** START OF Material provided **
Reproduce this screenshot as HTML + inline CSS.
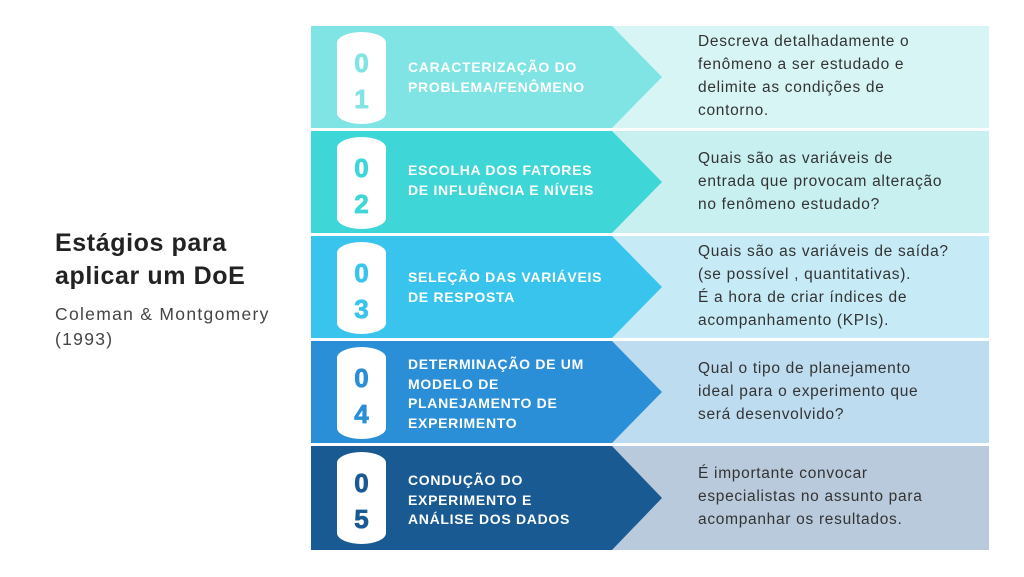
<!DOCTYPE html>
<html><head><meta charset="utf-8"><style>
body{margin:0;width:1024px;height:577px;background:#fff;position:relative;overflow:hidden;font-family:"Liberation Sans",sans-serif}
.a{position:absolute}
.row{position:absolute;left:311px;width:678px;height:102px}
.rp{position:absolute;left:0;top:0;width:678px;height:102px}
.arr{position:absolute;left:0;top:0;width:352px;height:102px;clip-path:polygon(0 0,301px 0,351px 51px,301px 102px,0 102px)}
.pill{position:absolute;left:26px;top:6px;width:49px;height:92px;background:#fff;border-radius:50% / 11px}
.pill span{position:absolute;left:0;width:49px;text-align:center;font-weight:900;font-size:26px;-webkit-text-stroke:0.8px currentColor}
.t{position:absolute;left:97px;color:#fff;font-weight:bold;font-size:14px;line-height:19.5px;letter-spacing:0.7px}
.d{position:absolute;left:387px;color:#333;font-size:15.5px;line-height:23px;letter-spacing:0.7px}
</style></head><body>
<div class="a" style="left:55px;top:227px;font-size:25px;font-weight:bold;color:#222;line-height:33px;letter-spacing:0.6px">Estágios para<br>aplicar um DoE</div>
<div class="a" style="left:55px;top:302px;font-size:17.5px;color:#444;line-height:25px;letter-spacing:1.3px">Coleman &amp; Montgomery<br>(1993)</div>

<div class="row" style="top:26px">
<div class="rp" style="background:#d8f5f5"></div>
<div class="arr" style="background:#80e4e4"></div>
<div class="pill"><span style="top:16px;color:#80e4e4">0</span><span style="top:52px;color:#80e4e4">1</span></div>
<div class="t" style="top:32px">CARACTERIZAÇÃO DO<br>PROBLEMA/FENÔMENO</div>
<div class="d" style="top:4px">Descreva detalhadamente o<br>fenômeno a ser estudado e<br>delimite as condições de<br>contorno.</div>
</div>

<div class="row" style="top:131px">
<div class="rp" style="background:#c8f0f0"></div>
<div class="arr" style="background:#3ed6d6"></div>
<div class="pill"><span style="top:16px;color:#3ed6d6">0</span><span style="top:52px;color:#3ed6d6">2</span></div>
<div class="t" style="top:30px">ESCOLHA DOS FATORES<br>DE INFLUÊNCIA E NÍVEIS</div>
<div class="d" style="top:16px">Quais são as variáveis de<br>entrada que provocam alteração<br>no fenômeno estudado?</div>
</div>

<div class="row" style="top:236px">
<div class="rp" style="background:#c6ebf6"></div>
<div class="arr" style="background:#38c4ec"></div>
<div class="pill"><span style="top:16px;color:#38c4ec">0</span><span style="top:52px;color:#38c4ec">3</span></div>
<div class="t" style="top:32px">SELEÇÃO DAS VARIÁVEIS<br>DE RESPOSTA</div>
<div class="d" style="top:4px">Quais são as variáveis de saída?<br>(se possível , quantitativas).<br>É a hora de criar índices de<br>acompanhamento (KPIs).</div>
</div>

<div class="row" style="top:341px">
<div class="rp" style="background:#bedcf0"></div>
<div class="arr" style="background:#2b8fd8"></div>
<div class="pill"><span style="top:16px;color:#2b8fd8">0</span><span style="top:52px;color:#2b8fd8">4</span></div>
<div class="t" style="top:14px">DETERMINAÇÃO DE UM<br>MODELO DE<br>PLANEJAMENTO DE<br>EXPERIMENTO</div>
<div class="d" style="top:16px">Qual o tipo de planejamento<br>ideal para o experimento que<br>será desenvolvido?</div>
</div>

<div class="row" style="top:446px;height:104px">
<div class="rp" style="background:#b9cadc;height:104px"></div>
<div class="arr" style="background:#1a5a92;height:104px;clip-path:polygon(0 0,301px 0,351px 52px,301px 104px,0 104px)"></div>
<div class="pill"><span style="top:16px;color:#1a5a92">0</span><span style="top:52px;color:#1a5a92">5</span></div>
<div class="t" style="top:25px">CONDUÇÃO DO<br>EXPERIMENTO E<br>ANÁLISE DOS DADOS</div>
<div class="d" style="top:16px">É importante convocar<br>especialistas no assunto para<br>acompanhar os resultados.</div>
</div>
</body></html>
** END OF Material provided **
## [Exercise goal]
Omit every picture while copying the listing above exactly.

## [Exercise solution]
Reproduce this screenshot as HTML + inline CSS.
<!DOCTYPE html>
<html><head><meta charset="utf-8"><style>
body{margin:0;width:1024px;height:577px;background:#fff;position:relative;overflow:hidden;font-family:"Liberation Sans",sans-serif}
.a{position:absolute}
.row{position:absolute;left:311px;width:678px;height:102px}
.rp{position:absolute;left:0;top:0;width:678px;height:102px}
.arr{position:absolute;left:0;top:0;width:352px;height:102px;clip-path:polygon(0 0,301px 0,351px 51px,301px 102px,0 102px)}
.pill{position:absolute;left:26px;top:6px;width:49px;height:92px;background:#fff;border-radius:50% / 11px}
.pill span{position:absolute;left:0;width:49px;text-align:center;font-weight:900;font-size:26px;-webkit-text-stroke:0.8px currentColor}
.t{position:absolute;left:97px;color:#fff;font-weight:bold;font-size:14px;line-height:19.5px;letter-spacing:0.7px}
.d{position:absolute;left:387px;color:#333;font-size:15.5px;line-height:23px;letter-spacing:0.7px}
</style></head><body>
<div class="a" style="left:55px;top:227px;font-size:25px;font-weight:bold;color:#222;line-height:33px;letter-spacing:0.6px">Estágios para<br>aplicar um DoE</div>
<div class="a" style="left:55px;top:302px;font-size:17.5px;color:#444;line-height:25px;letter-spacing:1.3px">Coleman &amp; Montgomery<br>(1993)</div>

<div class="row" style="top:26px">
<div class="rp" style="background:#d8f5f5"></div>
<div class="arr" style="background:#80e4e4"></div>
<div class="pill"><span style="top:16px;color:#80e4e4">0</span><span style="top:52px;color:#80e4e4">1</span></div>
<div class="t" style="top:32px">CARACTERIZAÇÃO DO<br>PROBLEMA/FENÔMENO</div>
<div class="d" style="top:4px">Descreva detalhadamente o<br>fenômeno a ser estudado e<br>delimite as condições de<br>contorno.</div>
</div>

<div class="row" style="top:131px">
<div class="rp" style="background:#c8f0f0"></div>
<div class="arr" style="background:#3ed6d6"></div>
<div class="pill"><span style="top:16px;color:#3ed6d6">0</span><span style="top:52px;color:#3ed6d6">2</span></div>
<div class="t" style="top:30px">ESCOLHA DOS FATORES<br>DE INFLUÊNCIA E NÍVEIS</div>
<div class="d" style="top:16px">Quais são as variáveis de<br>entrada que provocam alteração<br>no fenômeno estudado?</div>
</div>

<div class="row" style="top:236px">
<div class="rp" style="background:#c6ebf6"></div>
<div class="arr" style="background:#38c4ec"></div>
<div class="pill"><span style="top:16px;color:#38c4ec">0</span><span style="top:52px;color:#38c4ec">3</span></div>
<div class="t" style="top:32px">SELEÇÃO DAS VARIÁVEIS<br>DE RESPOSTA</div>
<div class="d" style="top:4px">Quais são as variáveis de saída?<br>(se possível , quantitativas).<br>É a hora de criar índices de<br>acompanhamento (KPIs).</div>
</div>

<div class="row" style="top:341px">
<div class="rp" style="background:#bedcf0"></div>
<div class="arr" style="background:#2b8fd8"></div>
<div class="pill"><span style="top:16px;color:#2b8fd8">0</span><span style="top:52px;color:#2b8fd8">4</span></div>
<div class="t" style="top:14px">DETERMINAÇÃO DE UM<br>MODELO DE<br>PLANEJAMENTO DE<br>EXPERIMENTO</div>
<div class="d" style="top:16px">Qual o tipo de planejamento<br>ideal para o experimento que<br>será desenvolvido?</div>
</div>

<div class="row" style="top:446px;height:104px">
<div class="rp" style="background:#b9cadc;height:104px"></div>
<div class="arr" style="background:#1a5a92;height:104px;clip-path:polygon(0 0,301px 0,351px 52px,301px 104px,0 104px)"></div>
<div class="pill"><span style="top:16px;color:#1a5a92">0</span><span style="top:52px;color:#1a5a92">5</span></div>
<div class="t" style="top:25px">CONDUÇÃO DO<br>EXPERIMENTO E<br>ANÁLISE DOS DADOS</div>
<div class="d" style="top:16px">É importante convocar<br>especialistas no assunto para<br>acompanhar os resultados.</div>
</div>
</body></html>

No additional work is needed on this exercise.